Since we don’t have significant evidence that the relationship between Size and Log10Price differs across these four states, but we do have significant evidence that the actual prices differ after controlling for size, we might want to opt for the model that has parallel lines. We may want to check that this model is a significant improvement over the Size only model:

## Analysis of Variance Table
## 
## Model 1: Log10Price ~ Size
## Model 2: Log10Price ~ Size + State
##   Res.Df    RSS Df Sum of Sq      F   Pr(>F)   
## 1    118 7.0607                                
## 2    115 6.2259  3   0.83476 5.1396 0.002264 **
## ---
## Signif. codes:  0 '***' 0.001 '**' 0.01 '*' 0.05 '.' 0.1 ' ' 1

which it is. So the added complexity associated with adding the State variable is justified, but the additional complexity from the interaction terms may not be needed.


  1. The following command produces a 95% confidence interval based on houses in Pennsylvania with a size of 1500 square feet, using the “parallel lines model”. Interpret it in context using actual dollar amounts.
##        fit      lwr      upr
## 1 2.237703 2.152177 2.323229

SOLUTION

For houses in PA which are around 1500 sq. ft., we are 95% confident that the mean log price is between 2.237 and 2.323 — that is, we are 95% confident that the geometric mean of the prices in this population of houses is between 10^2.237 * 1000 = 172,584 and 10^2.323 * 1000 = 210,378 dollars.

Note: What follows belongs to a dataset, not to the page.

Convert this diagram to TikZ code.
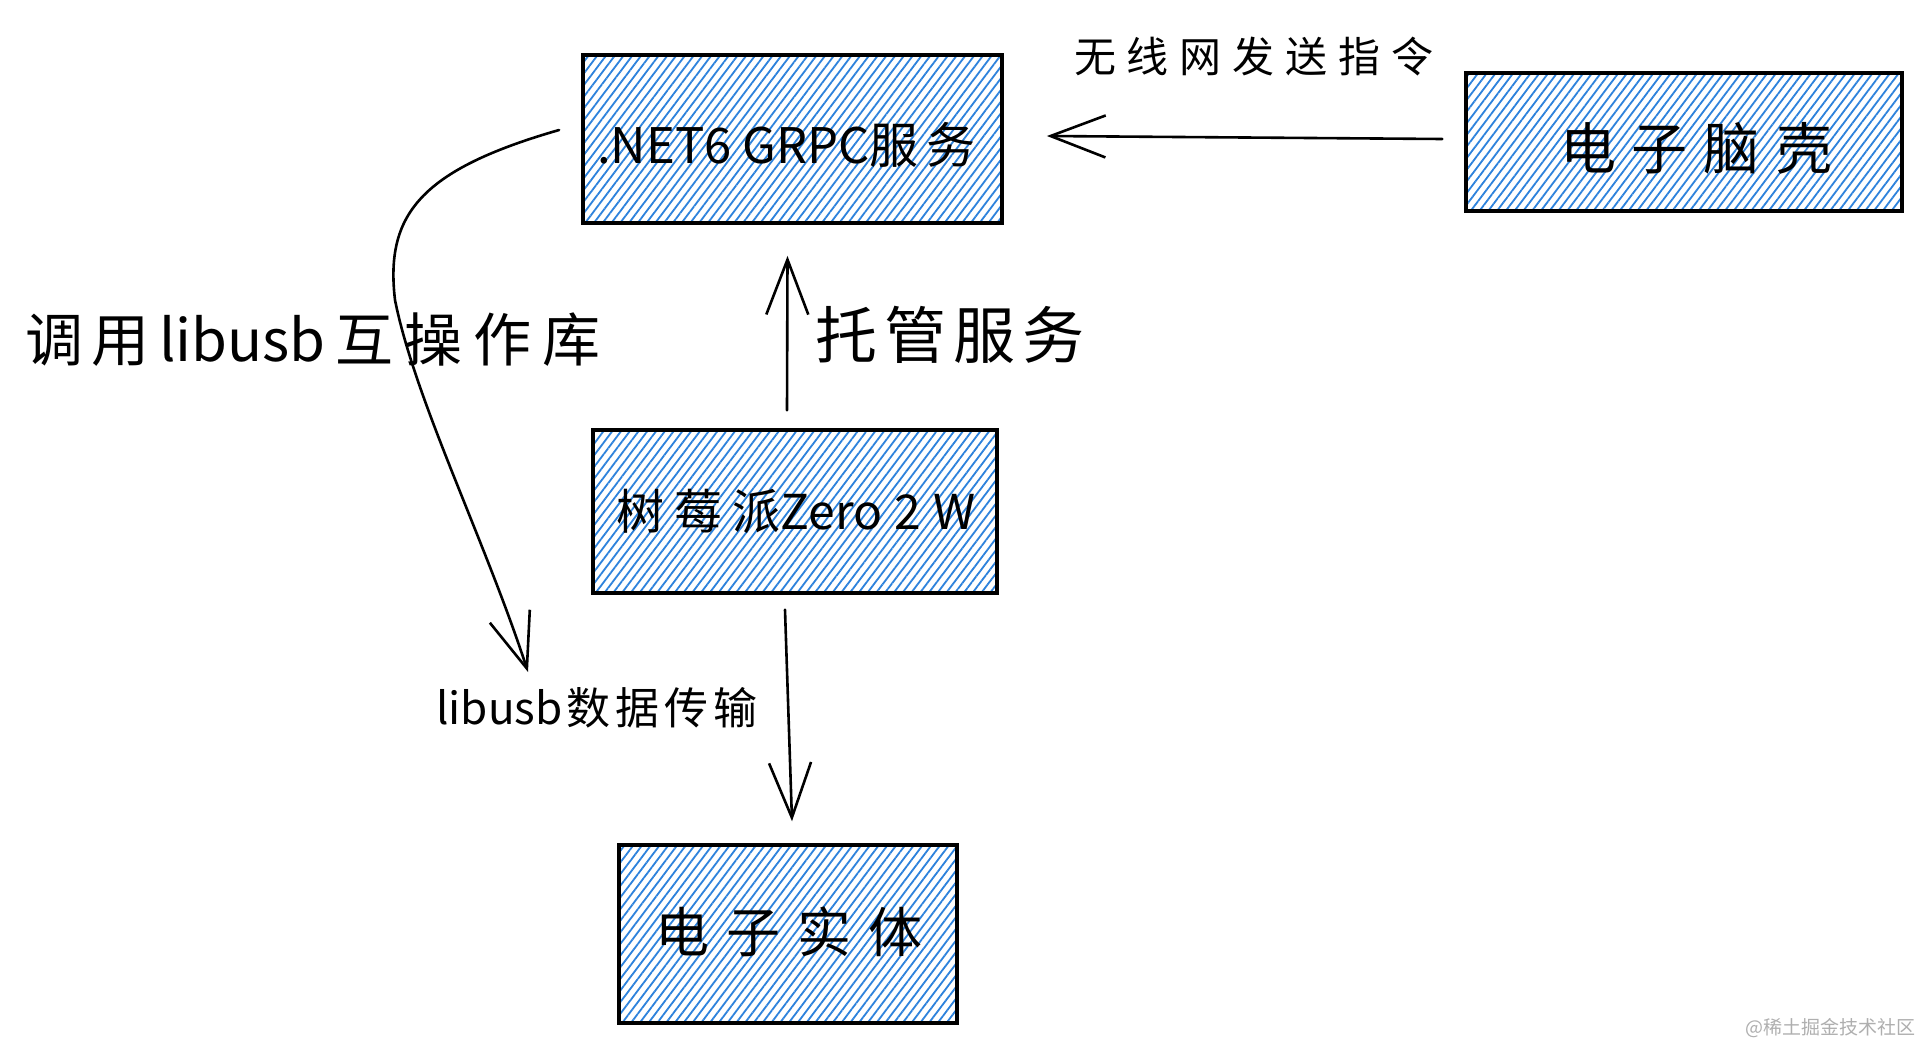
\documentclass[tikz,border=0pt]{standalone}
\usepackage{fontspec}
\setmainfont{Noto Sans CJK SC}
\usetikzlibrary{patterns.meta,arrows.meta}
\definecolor{hatch}{RGB}{45,130,220}
\definecolor{wm}{RGB}{175,175,175}
\tikzset{
  box/.style={draw=black, line width=3.5pt, rectangle, inner sep=0pt,
    pattern={Lines[angle=53,distance=7pt,line width=1.8pt]}, pattern color=hatch},
  arr/.style={draw=black, line width=2.6pt, line cap=round,
    -{Straight Barb[length=55pt,width=42pt,line width=2.6pt]}},
  lbl/.style={inner sep=0pt, anchor=center, text=black},
}
\newcommand{\fs}[1]{\fontsize{#1}{#1}\selectfont}
\begin{document}
\begin{tikzpicture}[x=1pt,y=-1pt]
\useasboundingbox (0,0) rectangle (1917,1046);
\fill[white] (0,0) rectangle (1917,1046);

% boxes
\node[box, minimum width=419pt, minimum height=168pt] (grpc) at (792.5,139) {};
\node[box, minimum width=436pt, minimum height=138pt] (brain) at (1684,142) {};
\node[box, minimum width=404pt, minimum height=163pt] (pi) at (795,511.5) {};
\node[box, minimum width=338pt, minimum height=178pt] (ent) at (788,934) {};

% box texts
\node[lbl, font=\fs{49}] (tgrpc) at ([shift={(-6,6)}]grpc.center) {.NET6 GRPC服\hspace{8pt}务};
\node[lbl, font=\fs{56}] (tbrain) at ([shift={(12,6)}]brain.center) {电\hspace{16pt}子\hspace{16pt}脑\hspace{16pt}壳};
\node[lbl, font=\fs{48}] (tpi) at ([shift={(1,0)}]pi.center) {树\hspace{10pt}莓\hspace{10pt}派Zero\hspace{12pt}2\hspace{12pt}W};
\node[lbl, font=\fs{54}] (tent) at ([shift={(1,-2)}]ent.center) {电\hspace{17pt}子\hspace{17pt}实\hspace{17pt}体};

% free labels
\node[lbl, font=\fs{42}] (twifi) at (1254,57) {无\hspace{11pt}线\hspace{11pt}网\hspace{11pt}发\hspace{11pt}送\hspace{11pt}指\hspace{11pt}令};
\node[lbl, font=\fs{62}] (thost) at (950,335) {托\hspace{7pt}管\hspace{7pt}服\hspace{7pt}务};
\node[lbl, font=\fs{58}] (tcall) at (313,340) {调\hspace{8pt}用\hspace{10pt}libusb\hspace{10pt}互\hspace{11pt}操\hspace{11pt}作\hspace{11pt}库};
\node[lbl, font=\fs{44}] (tusb) at (597,708) {libusb\hspace{4pt}数\hspace{5pt}据\hspace{5pt}传\hspace{5pt}输};
\node[lbl, font=\fs{19}, text=wm] (twm) at (1830,1028) {@稀土掘金技术社区};

% connectors
\draw[arr] ([shift={(-22,-3)}]brain.west) -- ([shift={(44,-3)}]grpc.east);
\draw[arr] ([shift={(-8,-18)}]pi.north) -- ([shift={(-5,32)}]grpc.south);
\draw[arr] ([shift={(-10,15)}]pi.south) -- ([shift={(4,-22)}]ent.north);
\coordinate (cend) at (528,672);
\draw[arr] ([shift={(-23,-9)}]grpc.west) .. controls (420,170) and (385,215) .. (395,300)
   .. controls (415,400) and (485,540) .. (cend);
\end{tikzpicture}
\end{document}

  1. The following command produces a 95% prediction interval based on a house in Pennsylvania with a size of 1500 square feet, using the “parallel lines model”. Interpret it in context using actual dollar amounts, making sure to contrast the interpretation with the confidence interval.
##        fit      lwr      upr
## 1 2.237703 1.768946 2.706459

SOLUTION

If we have a given house in PA which is around 1500 sq. ft., we can be 95% confident that its list price is between 1.769 and 2.706; that is that its actual price is between 10^1.769 * 1000 = 58,749 and 10^2.706 * 1000 = 508,159 dollars.